GIVEN EXERCISE: A verbatim copy is needed of the lines from the one containing "Write the Chart.js code for this chart." down to the one containing "const toPoints = (vals, start)", inclusive. Print it with no pictures.

BEGIN STORED RECORDS

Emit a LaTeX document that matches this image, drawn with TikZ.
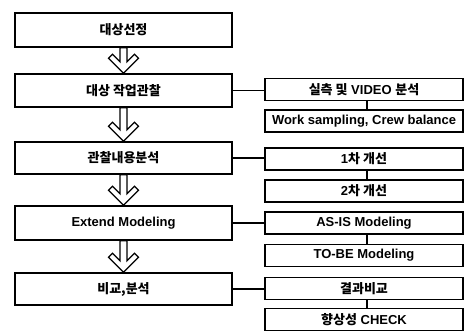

END STORED RECORDS
BEGIN STORED RECORDS

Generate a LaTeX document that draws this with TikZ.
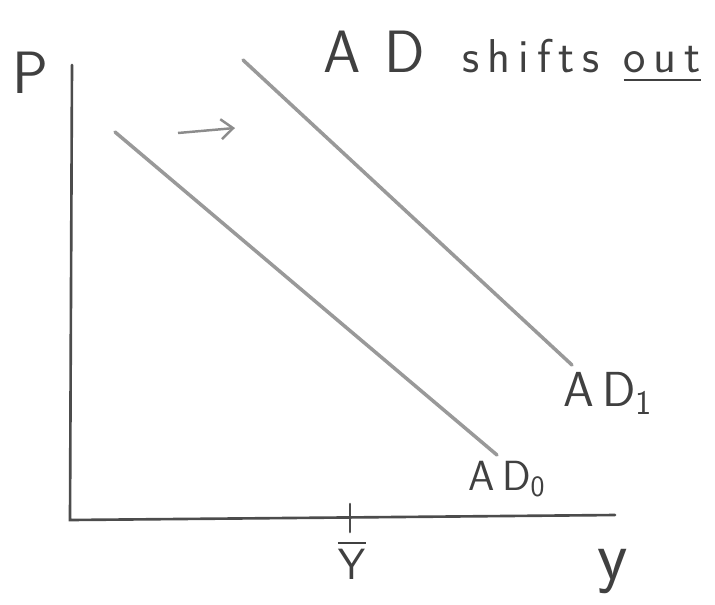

END STORED RECORDS
BEGIN STORED RECORDS

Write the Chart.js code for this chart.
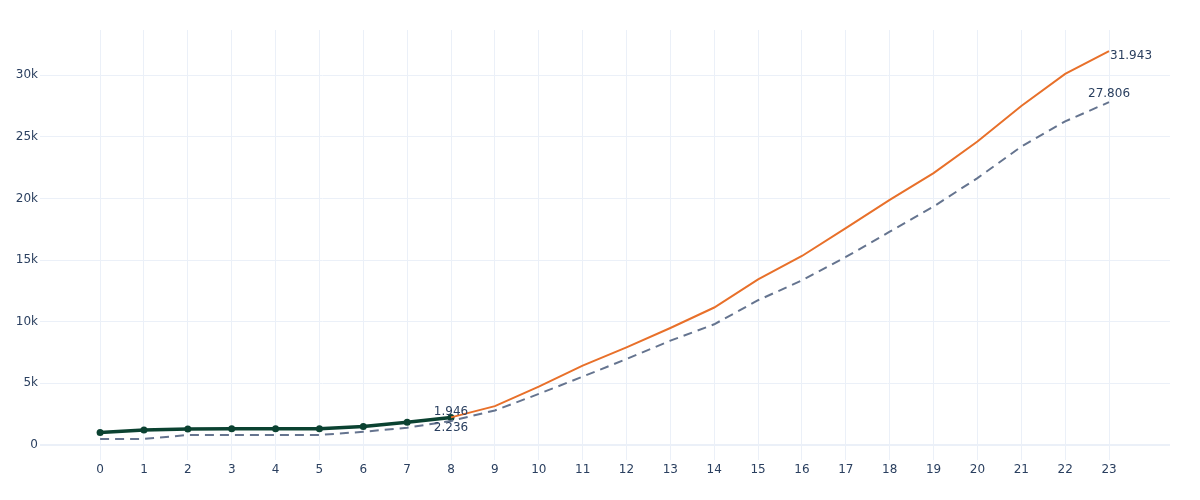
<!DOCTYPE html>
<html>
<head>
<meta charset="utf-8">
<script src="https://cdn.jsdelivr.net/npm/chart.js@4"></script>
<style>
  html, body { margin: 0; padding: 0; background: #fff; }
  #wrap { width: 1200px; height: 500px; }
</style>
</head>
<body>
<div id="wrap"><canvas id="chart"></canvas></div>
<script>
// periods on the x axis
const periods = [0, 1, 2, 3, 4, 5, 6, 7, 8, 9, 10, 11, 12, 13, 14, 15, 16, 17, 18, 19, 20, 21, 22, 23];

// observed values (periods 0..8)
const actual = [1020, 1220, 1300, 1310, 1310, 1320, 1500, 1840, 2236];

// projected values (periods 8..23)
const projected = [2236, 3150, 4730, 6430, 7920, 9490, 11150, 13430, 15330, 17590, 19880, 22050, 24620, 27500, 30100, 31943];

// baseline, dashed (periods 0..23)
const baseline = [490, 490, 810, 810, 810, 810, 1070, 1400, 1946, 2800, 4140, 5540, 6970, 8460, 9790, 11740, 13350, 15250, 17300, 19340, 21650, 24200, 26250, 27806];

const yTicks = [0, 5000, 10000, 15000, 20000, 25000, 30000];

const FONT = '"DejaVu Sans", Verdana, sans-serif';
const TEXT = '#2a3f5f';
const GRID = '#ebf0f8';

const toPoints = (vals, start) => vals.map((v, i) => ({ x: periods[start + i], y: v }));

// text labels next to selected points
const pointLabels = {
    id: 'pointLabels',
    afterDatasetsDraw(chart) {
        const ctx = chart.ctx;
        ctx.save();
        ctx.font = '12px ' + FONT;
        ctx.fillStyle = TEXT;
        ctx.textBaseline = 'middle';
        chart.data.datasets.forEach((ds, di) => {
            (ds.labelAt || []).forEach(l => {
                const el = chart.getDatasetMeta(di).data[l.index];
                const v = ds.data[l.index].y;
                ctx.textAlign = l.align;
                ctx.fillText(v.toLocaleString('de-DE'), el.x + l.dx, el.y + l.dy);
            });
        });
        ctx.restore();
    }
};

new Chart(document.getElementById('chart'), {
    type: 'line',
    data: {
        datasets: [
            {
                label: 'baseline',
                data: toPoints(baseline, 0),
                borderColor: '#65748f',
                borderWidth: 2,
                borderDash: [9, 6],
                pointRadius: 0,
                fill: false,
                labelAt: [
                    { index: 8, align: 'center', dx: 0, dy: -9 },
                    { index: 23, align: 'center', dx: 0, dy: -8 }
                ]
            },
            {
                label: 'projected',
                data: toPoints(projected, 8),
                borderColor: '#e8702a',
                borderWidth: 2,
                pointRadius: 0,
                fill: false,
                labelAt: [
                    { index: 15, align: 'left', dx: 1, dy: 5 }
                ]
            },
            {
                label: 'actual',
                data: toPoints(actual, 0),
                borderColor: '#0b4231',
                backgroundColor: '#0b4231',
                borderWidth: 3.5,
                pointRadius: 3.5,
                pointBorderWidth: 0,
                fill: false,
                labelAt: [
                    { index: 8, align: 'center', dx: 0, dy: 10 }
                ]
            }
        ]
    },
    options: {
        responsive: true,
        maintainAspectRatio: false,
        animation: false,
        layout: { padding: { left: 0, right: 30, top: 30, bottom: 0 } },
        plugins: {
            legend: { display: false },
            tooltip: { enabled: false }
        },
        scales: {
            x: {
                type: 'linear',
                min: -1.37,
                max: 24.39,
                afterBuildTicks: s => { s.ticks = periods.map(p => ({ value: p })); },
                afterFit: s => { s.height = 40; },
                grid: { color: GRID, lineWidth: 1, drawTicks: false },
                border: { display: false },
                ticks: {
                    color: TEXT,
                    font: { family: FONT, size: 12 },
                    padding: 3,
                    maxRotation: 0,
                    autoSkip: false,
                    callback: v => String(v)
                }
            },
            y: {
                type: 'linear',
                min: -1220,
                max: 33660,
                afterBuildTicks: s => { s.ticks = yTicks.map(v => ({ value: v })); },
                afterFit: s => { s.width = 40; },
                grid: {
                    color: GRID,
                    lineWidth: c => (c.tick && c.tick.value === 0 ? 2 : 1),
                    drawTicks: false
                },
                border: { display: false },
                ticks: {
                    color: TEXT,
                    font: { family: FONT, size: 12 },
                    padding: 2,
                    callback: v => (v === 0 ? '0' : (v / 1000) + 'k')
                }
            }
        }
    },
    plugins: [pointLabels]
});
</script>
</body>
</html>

END STORED RECORDS

ANSWER:
Write the Chart.js code for this chart.
<!DOCTYPE html>
<html>
<head>
<meta charset="utf-8">
<script src="https://cdn.jsdelivr.net/npm/chart.js@4"></script>
<style>
  html, body { margin: 0; padding: 0; background: #fff; }
  #wrap { width: 1200px; height: 500px; }
</style>
</head>
<body>
<div id="wrap"><canvas id="chart"></canvas></div>
<script>
// periods on the x axis
const periods = [0, 1, 2, 3, 4, 5, 6, 7, 8, 9, 10, 11, 12, 13, 14, 15, 16, 17, 18, 19, 20, 21, 22, 23];

// observed values (periods 0..8)
const actual = [1020, 1220, 1300, 1310, 1310, 1320, 1500, 1840, 2236];

// projected values (periods 8..23)
const projected = [2236, 3150, 4730, 6430, 7920, 9490, 11150, 13430, 15330, 17590, 19880, 22050, 24620, 27500, 30100, 31943];

// baseline, dashed (periods 0..23)
const baseline = [490, 490, 810, 810, 810, 810, 1070, 1400, 1946, 2800, 4140, 5540, 6970, 8460, 9790, 11740, 13350, 15250, 17300, 19340, 21650, 24200, 26250, 27806];

const yTicks = [0, 5000, 10000, 15000, 20000, 25000, 30000];

const FONT = '"DejaVu Sans", Verdana, sans-serif';
const TEXT = '#2a3f5f';
const GRID = '#ebf0f8';

const toPoints = (vals, start) => vals.map((v, i) => ({ x: periods[start + i], y: v }));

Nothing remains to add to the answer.